The explanatory variable

  • sums to 100%
  • appears in legend of bar plot
  • “explains” each of the values of the response variable

C to C Double Bar Chart

Q→Q

To summarize the relationship between two quantitative variables, we create a scatter plot. We plot corresponding values of the explanatory and response variables along the X- and Y-axes respectively. We describe

  • the overall pattern of the plot and
    • direction: positive or negative
    • form: which model fits, e.g. linear, curvilinear, clustered, etc.
    • strength: how closely do the data points follow the form?
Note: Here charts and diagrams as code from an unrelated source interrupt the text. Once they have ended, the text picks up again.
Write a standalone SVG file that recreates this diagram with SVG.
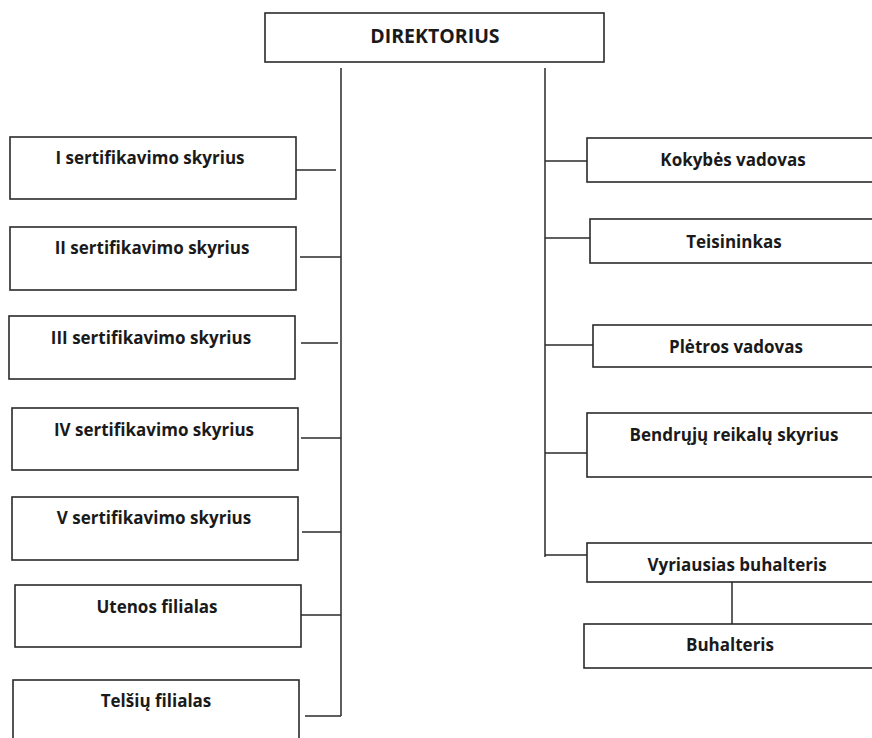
<svg xmlns="http://www.w3.org/2000/svg" width="872" height="738" viewBox="0 0 872 738">
<style>
rect{fill:#fff;stroke:#2a2a2a;stroke-width:1.6}
text{font-family:"Open Sans","Liberation Sans",sans-serif;font-weight:bold;font-size:17px;fill:#1a1a1a;text-anchor:middle}
#connectors line{stroke:#2a2a2a;stroke-width:1.5}
</style>
<rect x="0" y="0" width="872" height="738" style="fill:#fff;stroke:none"/>
<g id="connectors">
<line x1="341" y1="68" x2="341" y2="716"/>
<line x1="545" y1="68" x2="545" y2="557"/>
<line x1="296" y1="170" x2="336" y2="170"/>
<line x1="300" y1="257" x2="341" y2="257"/>
<line x1="301" y1="343" x2="338" y2="343"/>
<line x1="301" y1="438" x2="341" y2="438"/>
<line x1="302" y1="532" x2="341" y2="532"/>
<line x1="300" y1="615" x2="341" y2="615"/>
<line x1="305" y1="716" x2="341" y2="716"/>
<line x1="545" y1="161" x2="587" y2="161"/>
<line x1="545" y1="238" x2="590" y2="238"/>
<line x1="545" y1="345" x2="593" y2="345"/>
<line x1="545" y1="453" x2="587" y2="453"/>
<line x1="545" y1="555" x2="587" y2="555"/>
<line x1="732" y1="582" x2="732" y2="624"/>
</g>
<g id="direktorius"><rect x="265" y="13" width="339" height="49"/><text x="435" y="43" style="font-size:19.5px">DIREKTORIUS</text></g>
<g id="s1"><rect x="10" y="137" width="286" height="62"/><text x="150" y="164">I sertifikavimo skyrius</text></g>
<g id="s2"><rect x="10" y="227" width="286" height="63"/><text x="152" y="254">II sertifikavimo skyrius</text></g>
<g id="s3"><rect x="9" y="316" width="286" height="63"/><text x="151" y="344">III sertifikavimo skyrius</text></g>
<g id="s4"><rect x="12" y="408" width="286" height="62"/><text x="154" y="436">IV sertifikavimo skyrius</text></g>
<g id="s5"><rect x="12" y="497" width="286" height="63"/><text x="154" y="524">V sertifikavimo skyrius</text></g>
<g id="utena"><rect x="15" y="585" width="286" height="62"/><text x="157" y="613">Utenos filialas</text></g>
<g id="telsiai"><rect x="13" y="680" width="286" height="70"/><text x="156" y="707">Telšių filialas</text></g>
<g id="kokybe"><rect x="587" y="138" width="300" height="44"/><text x="733" y="166">Kokybės vadovas</text></g>
<g id="teisininkas"><rect x="590" y="219" width="300" height="44"/><text x="734" y="248">Teisininkas</text></g>
<g id="pletra"><rect x="593" y="325" width="300" height="42"/><text x="736" y="353">Plėtros vadovas</text></g>
<g id="bendruju"><rect x="587" y="413" width="300" height="64"/><text x="734" y="441">Bendrųjų reikalų skyrius</text></g>
<g id="vyr"><rect x="587" y="543" width="300" height="39"/><text x="737" y="571">Vyriausias buhalteris</text></g>
<g id="buh"><rect x="584" y="624" width="300" height="44"/><text x="730" y="651">Buhalteris</text></g>
</svg>
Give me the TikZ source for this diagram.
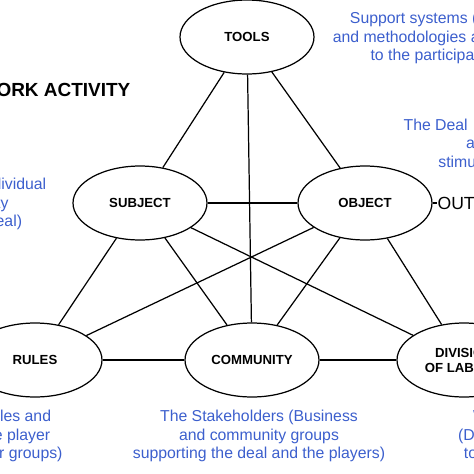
\documentclass[tikz,border=0pt]{standalone}
\usepackage{fontspec}
\setmainfont{Liberation Sans}
\usetikzlibrary{shapes.geometric}
\definecolor{noteblue}{RGB}{60,95,205}
\begin{document}
\begin{tikzpicture}[x=0.02cm, y=-0.02cm, line width=0.7pt,
	element/.style={draw, ellipse, minimum width=2.68cm, minimum height=1.48cm, inner sep=0pt, align=center, font=\fontsize{7.5}{8.5}\selectfont\bfseries},
	note/.style={text=noteblue, align=center, inner sep=0pt, font=\fontsize{9}{10.6}\selectfont}]
		\useasboundingbox (0,0) rectangle (474,474);
		\clip (0,0) rectangle (474,474);
		
		% elements of the activity system
		\node[element] (tools) at (247,37) {TOOLS};
		\node[element] (subject) at (140,203) {SUBJECT};
		\node[element] (object) at (365,203) {OBJECT};
		\node[element] (rules) at (35,360) {RULES};
		\node[element] (community) at (252,360) {COMMUNITY};
		\node[element] (division) at (464,360) {DIVISION\\OF LABOUR};
		
		\node[anchor=east, inner sep=0pt, font=\fontsize{10.8}{13}\selectfont\bfseries] (title) at (131,90) {WORK ACTIVITY};
		\node[anchor=west, inner sep=0pt, font=\fontsize{10}{12}\selectfont] (outcome) at (437,203) {OUTCOME};
		
		% notes
		\node[note] (toolsnote) at (433,38) {Support systems (tools)\\and methodologies available\\to the participants};
		\node[note, anchor=west, align=left] (objectnote) at (403,143) {The Deal\\\hspace*{3.95em}and\\\hspace*{2.2em}stimulus};
		\node[note] (subjectnote) at (-10,204) {(Each Individual\\Party\\the Deal)};
		\node[note] (rulesnote) at (15.5,436) {Rules and\\the player\\(their groups)};
		\node[note] (communitynote) at (259,436) {The Stakeholders (Business\\and community groups\\supporting the deal and the players)};
		\node[note] (divisionnote) at (514,436) {Who is who\\(Division of jobs\\to the players)};
		
		% connections
		\draw (tools) -- (subject);
		\draw (tools) -- (community);
		\draw (tools) -- (object);
		\draw (subject) -- (object);
		\draw (subject) -- (rules);
		\draw (subject) -- (community);
		\draw (subject) -- (division);
		\draw (object) -- (rules);
		\draw (object) -- (community);
		\draw (object) -- (division);
		\draw (rules) -- (community);
		\draw (community) -- (division);
		\draw (object) -- (outcome);
	\end{tikzpicture}
\end{document}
For linear relationships use correlation r to quantify.
  • deviations from the pattern.
    • outliers

Linear Relationships in Q→Q

Correlation

If and only if a scatter plot suggests a linear relationship, we supplement it with the correlation coefficient (r). The correlation (r)

  • measures the strength and direction of a linear relationship between two quantitative variables
  • is sensitive to outliers and we might consider supplying it both with and without outliers
  • ranges between -1 and 1:
Range Indication
Near -1 Strong negative linear relationship
Near 0 Weak linear relationship
Near 1 Strong positive linear relationship

Linear Regression

A straight line simply adequately summarizes a linear relationship. The most commonly used criterion for finding this line is “least squares” by finding has the smallest sum of squared vertical deviations of the data points from a line.

  • The least squares regression line predicts the value of the response variable for a given value of the explanatory variable.
  • The slope of the least squares regression line can be interpreted as the average change in the response variable when the explanatory variable increases by 1 unit.
  • Since there is no way of knowing whether a relationship holds beyond the range of the explanatory variable in the data, extrapolation (prediction of values of the explanatory variable that fall outside the range of the data) is not reliable, and should be avoided.